Morningstar Sustainability Rating is a monthly, fund-level measure that shows how a mutual fund or ETF’s holdings handle ESG risks relative to peer funds in the same Morningstar Category. It is expressed as 1-5 globes.
What do the five globes mean in practice?
Globes are a peer ranking: 1 is the lowest end of the category, 3 is around the category average, and 5 is the highest end. A 5-globe fund is not "perfect ESG"; it is simply stronger relative to comparable funds.
Is the rating about the fund company or the actual holdings?
It is primarily holdings-based. Morningstar Sustainability Rating looks through the portfolio to issuer-level ESG risk signals and aggregates them to the fund level, so what the fund owns matters more than its marketing language.
How often does the rating update, and where can it be viewed?
The rating is issued monthly and is typically visible on Morningstar fund quote pages. Some broker research tools may also display it. Investors using Longbridge ( 长桥证券 ) can use it as a screening reference and then verify holdings details.
Does a higher rating mean the fund will perform better financially?
No. Morningstar Sustainability Rating is not designed to predict returns or volatility. A high rating can coexist with underperformance if the strategy, fees, sector exposures, or market conditions work against the portfolio.
Can the rating change a lot from month to month?
Yes. Changes can happen after portfolio rebalancing, updated holdings disclosures, category reclassification, or revised issuer risk and controversy data. It is often better to interpret changes as a prompt to review holdings rather than as an automatic trigger.
What are the most common mistakes investors make with globes?
Common mistakes include comparing globes across categories, treating the score as a performance forecast, and assuming the rating captures personal values or real-world impact. The rating is a peer-relative ESG risk signal, not a comprehensive ethical label.
How should the rating be combined with other research?

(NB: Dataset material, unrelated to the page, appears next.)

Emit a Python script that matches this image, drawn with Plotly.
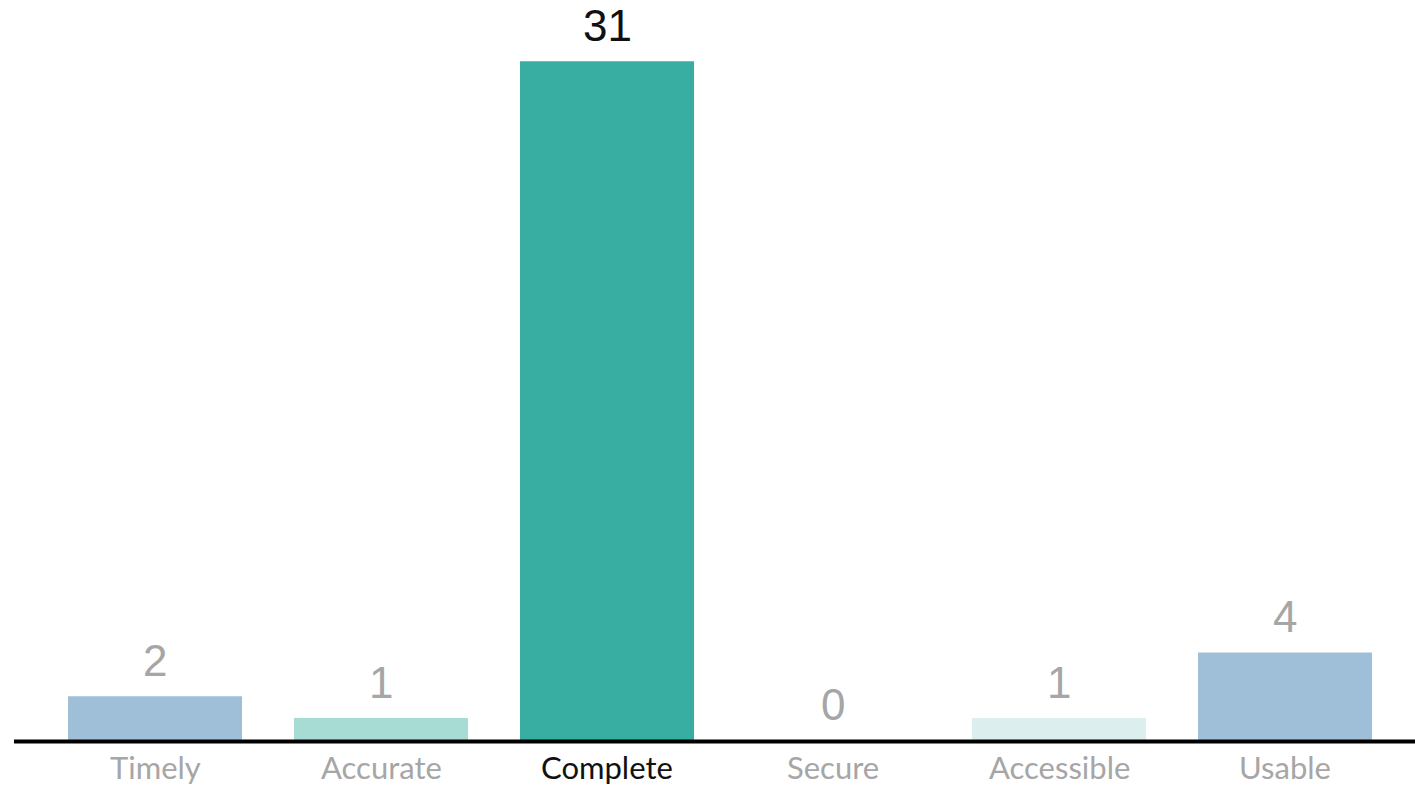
import plotly.graph_objects as go

categories = ["Timely", "Accurate", "Complete", "Secure", "Accessible", "Usable"]
values = [2, 1, 31, 0, 1, 4]
bar_colors = ["#9fbfd8", "#a7dcd4", "#38ada2", "#ffffff", "#ddeeef", "#9fbfd8"]
label_colors = ["#a6a6a6", "#a6a6a6", "#111111", "#a6a6a6", "#a6a6a6", "#a6a6a6"]

x = list(range(len(categories)))

fig = go.Figure(go.Bar(
    x=x, y=values, marker=dict(color=bar_colors, line=dict(width=0)),
    width=0.77, hoverinfo="skip",
))

for xi, v, c in zip(x, values, label_colors):
    fig.add_annotation(x=xi, y=v, text=str(v), showarrow=False, yanchor="bottom",
                       yshift=9, font=dict(family="Liberation Sans, Arial", size=44, color=c))

for xi, cat, c in zip(x, categories, label_colors):
    fig.add_annotation(x=xi, y=0, yref="paper", text=cat, showarrow=False, yanchor="top",
                       yshift=-6, font=dict(family="Lato, Liberation Sans", size=31, color=c))

fig.update_layout(
    width=1415, height=786,
    margin=dict(l=14, r=0, t=0, b=46),
    paper_bgcolor="white", plot_bgcolor="white",
    showlegend=False,
    xaxis=dict(range=[-0.624, 5.575], showticklabels=False, showgrid=False, zeroline=False,
               showline=False, fixedrange=True),
    yaxis=dict(range=[0, 33.8], visible=False, showgrid=False, zeroline=False, fixedrange=True),
    shapes=[dict(type="line", xref="paper", yref="paper", x0=0, x1=1, y0=-0.002, y1=-0.002,
                 layer="above", line=dict(color="black", width=4))],
)

fig.write_html("out.html")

Use Morningstar Sustainability Rating to narrow choices, then confirm: fees, liquidity, concentration, benchmark fit, and holdings alignment with your own constraints. If ESG preferences are strict, add explicit exclusion rules and holdings-level checks.
Conclusion
Morningstar Sustainability Rating is most useful when treated as a simple, monthly-updated ESG risk compass for funds and ETFs, expressed in an intuitive five-globe scale. Its strength is speed and comparability within a Morningstar Category, helping investors screen and monitor portfolios without relying on fund marketing. Its limits are equally important: it is peer-relative, holdings and data dependent, and it does not predict returns or guarantee values alignment. Used with holdings review, cost and risk checks, and consistent monitoring, Morningstar Sustainability Rating can serve as a practical tool for disciplined fund comparison.